Asked whether Disney could look to make further acquisitions in the digital space in order to bolster its offering - a potentially game-changing takeover of Netflix has been rumoured - Iger said he remains confident that the combination of BAMTech’s existing sports rights and those already licensed by ESPN is enough to build out a compelling OTT product. “In reality,” he said, “we believe that the best approach to doing well in a world that is disrupted, in a world that has far more digital distribution, is to have great content and tell great stories. And that includes ESPN, by the way.
“If anything, I think the most important thing for ESPN is to continue to support and nurture their programme offerings,” he continued. “Second to that, you have to be willing to either create or experience some disruption as we migrate from what has been a more traditionally distributed world to a more modern, non-traditional distribution world.
“Some of that we’re going to end up doing to ourselves.

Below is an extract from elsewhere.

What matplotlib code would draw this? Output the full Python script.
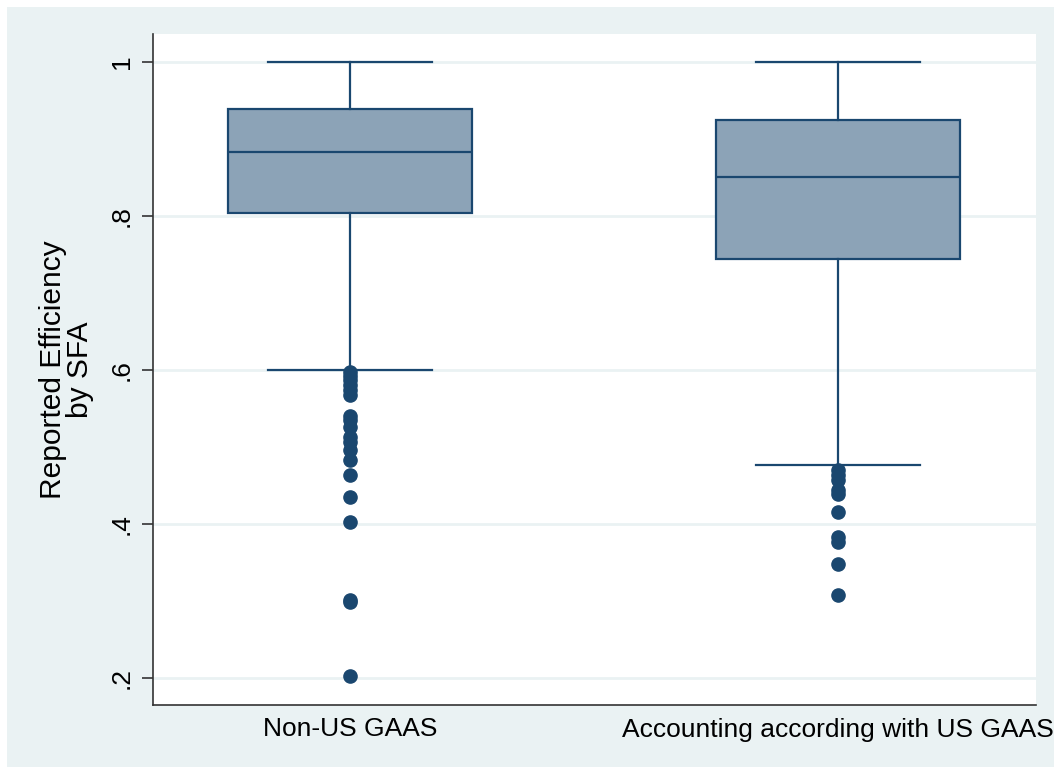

We understand that there’s disruption but we believe we have to be a disruptor, too. The investment in BAM, which is significant from a variety of different perspectives, is aimed at doing just that.”
At the time of its BAMTech investment, a Disney statement said its proposed OTT service would feature ‘content provided by both BAMTech and ESPN, and include live regional, national and international sporting events’. The new service will not, however, include content currently provided by ESPN’s linear networks. Those channels remain a key revenue driver for Disney thanks to lucrative agreements with cable affiliates and satellite distributors.

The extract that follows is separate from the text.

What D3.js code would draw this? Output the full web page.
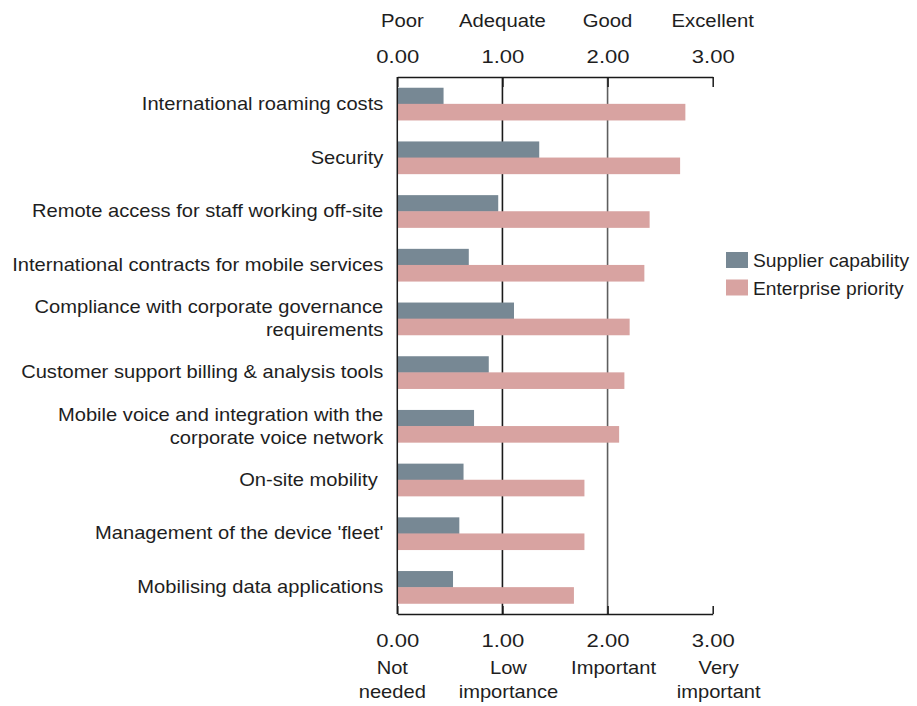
<!DOCTYPE html>
<html>
<head>
<meta charset="utf-8">
<script src="https://cdn.jsdelivr.net/npm/d3@7"></script>
<style>
  html, body { margin: 0; padding: 0; background: #fff; }
  svg text { font-family: Arial, "Liberation Sans", sans-serif; fill: #1e1e1e; }
</style>
</head>
<body>
<svg id="chart" width="917" height="706"></svg>
<script>
// Requirement areas, top to bottom; "\n" breaks a label onto two lines
const categories = [
  "International roaming costs",
  "Security",
  "Remote access for staff working off-site",
  "International contracts for mobile services",
  "Compliance with corporate governance\nrequirements",
  "Customer support billing & analysis tools",
  "Mobile voice and integration with the\ncorporate voice network",
  "On-site mobility ",
  "Management of the device 'fleet'",
  "Mobilising data applications"
];
const seriesNames = ["Supplier capability", "Enterprise priority"];
const supplierCapability = [0.44, 1.35, 0.96, 0.68, 1.11, 0.87, 0.73, 0.63, 0.59, 0.53];
const enterprisePriority = [2.74, 2.69, 2.40, 2.35, 2.21, 2.16, 2.11, 1.78, 1.78, 1.68];
const tickValues = [0, 1, 2, 3];
const capabilityTickLabels = ["Poor", "Adequate", "Good", "Excellent"];
const priorityTickLabels = [["Not", "needed"], ["Low", "importance"], ["Important"], ["Very", "important"]];
const seriesColors = ["#778894", "#d8a3a1"];

const svg = d3.select("#chart");
const plot = { left: 397.3, right: 712.7, top: 77, bottom: 614 };
const fontSize = 17.5;

// Text is set in a slightly widened face
function widened(sel, sx) {
  return sel.attr("transform", function() {
    const base = d3.select(this).attr("data-pos");
    return `translate(${base}) scale(${sx},1)`;
  });
}

const x = d3.scaleLinear().domain([0, 3]).range([plot.left, plot.right]);
const y = d3.scaleBand().domain(categories).range([plot.top, plot.bottom])
  .paddingInner(0.4).paddingOuter(0.2);
const sub = d3.scaleBand().domain(seriesNames).range([0, y.bandwidth()]);
const color = d3.scaleOrdinal().domain(seriesNames).range(seriesColors);

const rows = categories.map((c, i) => ({
  category: c,
  values: [
    { series: seriesNames[0], value: supplierCapability[i] },
    { series: seriesNames[1], value: enterprisePriority[i] }
  ]
}));

// Gridlines at 1.00 and 2.00
svg.append("g").selectAll("line")
  .data([1, 2]).join("line")
  .attr("x1", d => x(d)).attr("x2", d => x(d))
  .attr("y1", plot.top).attr("y2", plot.bottom)
  .attr("stroke", d => d === 1 ? "#1a1a1a" : "#5e5e5e")
  .attr("stroke-width", 1.6);

// Bars
const groups = svg.append("g").selectAll("g")
  .data(rows).join("g")
  .attr("transform", d => `translate(0,${y(d.category)})`);
groups.selectAll("rect")
  .data(d => d.values).join("rect")
  .attr("x", x(0))
  .attr("y", d => sub(d.series))
  .attr("width", d => x(d.value) - x(0))
  .attr("height", sub.bandwidth() + 0.5)
  .attr("fill", d => color(d.series));

// Left baseline
svg.append("line")
  .attr("x1", x(0)).attr("x2", x(0))
  .attr("y1", plot.top).attr("y2", plot.bottom)
  .attr("stroke", "#1a1a1a").attr("stroke-width", 1.5);

// Top and bottom axes
const fmt = d3.format(".2f");
const topAxis = svg.append("g")
  .attr("transform", `translate(0,${plot.top})`)
  .call(d3.axisTop(x).tickValues(tickValues).tickFormat(fmt).tickSize(-10).tickSizeOuter(0));
const bottomAxis = svg.append("g")
  .attr("transform", `translate(0,${plot.bottom})`)
  .call(d3.axisBottom(x).tickValues(tickValues).tickFormat(fmt).tickSize(-8).tickSizeOuter(0));

[topAxis, bottomAxis].forEach(ax => {
  ax.select(".domain").attr("stroke", "#1a1a1a").attr("stroke-width", 1.5);
  ax.selectAll(".tick line").attr("stroke", "#1a1a1a").attr("stroke-width", 1.5);
  ax.selectAll(".tick text")
    .attr("font-size", fontSize).attr("fill", "#1e1e1e")
    .attr("font-family", "Arial, 'Liberation Sans', sans-serif")
    .attr("y", null).attr("dy", null);
});
topAxis.selectAll(".tick text").attr("data-pos", "0,-14").call(widened, 1.26);
bottomAxis.selectAll(".tick text").attr("data-pos", "0,33").call(widened, 1.26);

// Capability scale words above the top axis
svg.append("g").selectAll("text")
  .data(tickValues).join("text")
  .attr("data-pos", d => `${x(d) + (d === 0 ? 5 : 0)},27`)
  .attr("text-anchor", "middle")
  .attr("font-size", fontSize)
  .text((d, i) => capabilityTickLabels[i])
  .call(widened, 1.16);

// Priority scale words below the bottom axis
const prio = svg.append("g").selectAll("g")
  .data(tickValues).join("g")
  .attr("transform", d => `translate(${x(d) + (d === 0 ? -5 : 6)},0)`);
prio.selectAll("text")
  .data((d, i) => priorityTickLabels[i]).join("text")
  .attr("data-pos", (t, j) => `0,${674 + j * 24}`)
  .attr("text-anchor", "middle")
  .attr("font-size", fontSize)
  .text(t => t)
  .call(widened, 1.15);

// Category labels, right aligned against the chart
const labels = svg.append("g").selectAll("g")
  .data(categories).join("g")
  .attr("transform", d => `translate(${plot.left - 14},${y(d) + y.bandwidth() / 2})`);
labels.each(function(d) {
  const lines = d.split("\n");
  const g = d3.select(this);
  lines.forEach((line, j) => {
    g.append("text")
      .attr("data-pos", `0,${(j - (lines.length - 1) / 2) * 23 + 6}`)
      .attr("text-anchor", "end")
      .attr("font-size", fontSize)
      .style("white-space", "pre")
      .text(line)
      .call(widened, 1.15);
  });
});

// Legend
const legend = svg.append("g").selectAll("g")
  .data(seriesNames).join("g")
  .attr("transform", (d, i) => `translate(726,${252 + i * 27.5})`);
legend.append("rect")
  .attr("width", 22).attr("height", 16)
  .attr("fill", d => color(d));
legend.append("text")
  .attr("data-pos", "27,15")
  .attr("font-size", fontSize)
  .text(d => d)
  .call(widened, 1.1);
</script>
</body>
</html>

“We have to be careful because we have existing agreements and existing relationships,” Iger said, “and a lot of value still being reaped from the traditional distribution relationships. But I can tell you that it is our full intent to go out there aggressively with digital offerings direct to the consumer, for ESPN and other Disney-branded properties.
“We’re a minority shareholder right now so I want to be careful but our strong sense as partners and as part-owners is that we’re going to continue to go out, on behalf of the entity, and license more content to that entity. But they’re going to start off with a wide array of pretty attractive sports. When you see it all together, some of the early concepts, you realise that there’s a lot there and a lot more than anyone else has. And I think that there’ll be continued opportunities.”
Iger refused to say whether a distribution deal with a third party such as a major internet company would be sought to ensure the widest possible distribution of the new OTT service, which will complement ESPN’s existing streaming service, WatchESPN, which launched in 2010. He chose instead to “leave that to BAM to address, maybe at the time they are ready to launch the product”, adding: “I don’t think it would be appropriate for me to speak on their behalf.”
"In reality, we believe that the best approach to doing well in a world that is disrupted is to have great content and tell great stories."
Nevertheless, obtaining adequate distribution for the new ESPN-branded OTT service will be a key priority for Disney and BAMTech over the course of the coming months. Iger said a deal with Hulu, the video streaming service in which Disney has a stake, has already been struck, while he also revealed that an agreement with “another entity” has been signed but not yet announced. Discussions with other companies, he said, are ongoing.
“It seems like we’re on the cusp of some significant growth for new entrants in the multi-channel marketplace,” he added. “What we like about them is they are mobile-friendly or mobile-first, their user interfaces tend to be very strong, and their pricing is priced substantially lower than the expanded basic bundle that most of the MVPDs are offering. And that obviously, we think, gives us the chance to both that may not sign up for a multi-channel service, or hold consumers into multi-channel subscriptions.
“And then, lastly, what’s really important is the deals that we’ve negotiated for distribution, particularly for ESPN, are to be in all subs or all households launched. These are light packages that offer us 100 per cent penetration from those packages, so we think that this wave that we’re seeing is really a signal of what is to come and what the future will be.”
Interestingly, Iger does not see the rising trend of consumers opting for so-called skinny bundles - cheaper cable packages stripped of costly sports channels like ESPN - as a major concern. Rather, he foresees a time when any savings on the part of the consumer are used to buy other video services, some of which Disney may own. That might simply be another ploy to appease Disney shareholders, but the prospect of lost cord-cutter money finding its way back to the company via other means would naturally prove fruitful.
He said: “The other thing that we think is really good about this is that if we end up with a world where the US$40 to US$50 a month package becomes more and more popular, that means that some consumers may obviously take the savings that they may have and spend it on other things. It also means they could spend it on other video services, and some of those services are services that we might offer.
“When we talk about going with our own direct-to-consumer product, its possible that the first product that goes into the marketplace will be, in effect, add-on or adjunct product that consumers can by on top of what is their normal multichannel package.”
Whatever transpires, it is fair to say many will be monitoring Disney’s digital moves closely. With the broadcast landscape evolving, the direction in which the company goes next is likely to have profound implications for the wider sports broadcasting industry - and indeed for Iger himself.
During Tuesday’s call the American, 65, was also asked to address mounting speculation over his future at Disney, including a recent Wall Street Journal report that suggested he could extend his contract for a third time. Having spearheaded the company’s growth since 2005, Iger has previously said he plans to step down when his current contract expires in June 2018, yet a worthy successor has yet to be found and time is running out to ensure a smooth transition.
“I’m going to do what is in the best interests of this company, which is clearly something that the board is going to help to determine,” Iger said. “While I’m confident that my successor is going to be chosen on a timely basis and chosen well, if it’s in the best interests of the company to extend my term, I’m open to that.”